一旁的齐子姗既惊又急:“姐姐,你没事吧?我去叫医生。”转身才发现自己的手被人握住。
齐蒙蒙张着盈泪的大眼:“姗姗,是姐姐对不起你,如果不是因为我,你也不会受这么多苦,还有爸爸……”自责的话哽咽在喉,唯有滚烫的泪可以尽情流淌。
同样笑得悲伤不已的齐子姗,强迫自己扬起笑:“姐姐,你别这么说。我很庆幸自己能替你,姐姐,你千万别想不开。爹地还需要你照顾。”说起自己最爱的父亲,刚止住的泪如泉涌出。
哭了好一会儿,总算稍稍能控制自己的情绪,齐子姗问出心中最深的疑惑:“姐姐,这么晚了,你怎么会在那里?”
雪园建在洛城最高最大的一座山上,方圆数十公里没有其他住户,更何况夜黑风高,天寒地冻,齐子姗实在想像不到齐蒙蒙出现在那里的理由。
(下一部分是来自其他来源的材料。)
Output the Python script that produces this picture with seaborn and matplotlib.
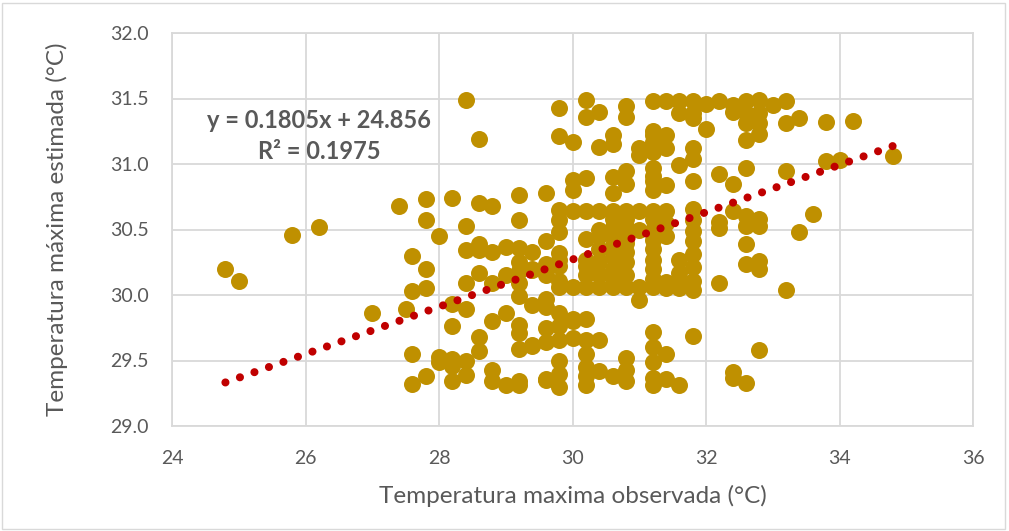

敛下眉,美丽的脸上笼罩着一层浓浓悲伤和自责:“姗姗,对不起,我是个自私自利的人,不配做你姐姐。昨天在电视上看到你和司徒赫哲结婚的画面,也许,别人会以为你很幸福,很快乐。但是,我看得十分心疼啊。谁又想像洛城堂堂的首席总裁,会强迫一个无辜的少女嫁给他?姗姗,我不该一时糊涂拖你下水,推何若云下楼的人是我,他要报复就报复到我身上吧,不要伤害我妹妹。”说到最后泣不成声,自责悔恨的泪水蜿蜒爬行。
听齐蒙蒙这么说,齐子姗同样心疼。紧紧抱着她,头埋在她肩上:“不,姐姐,你别这么说。事情已经发生了,你不应该回来的。”她就知道姐姐不是那样的人,她就是不相信姐姐会丢下她去顶罪,一个人逍遥快活。
“姗姗,你真的一点都不怪我?”小心翼翼地问,一丝诡笑划过盈泪的眼。
“我们是好姐妹不是吗?而且,一切都是我自愿的,我怎么会怪你呢?”有亲人在身边的感觉真好,天知道这阵子的变故和折磨她都要撑不下去了。
“谢谢你,姗姗,谢谢。”唇往上扬,露出得意的笑。“我们一起努力救出爹地,姗姗,我不能再让一个人担惊受怕了。”
从齐蒙蒙肩上抬起头来,水眸闪着不解。握住她冰冷惊恐的柔荑,齐蒙蒙温柔而坚定地说:“我要和你一起住进雪园,我会亲自保护我的妹妹。”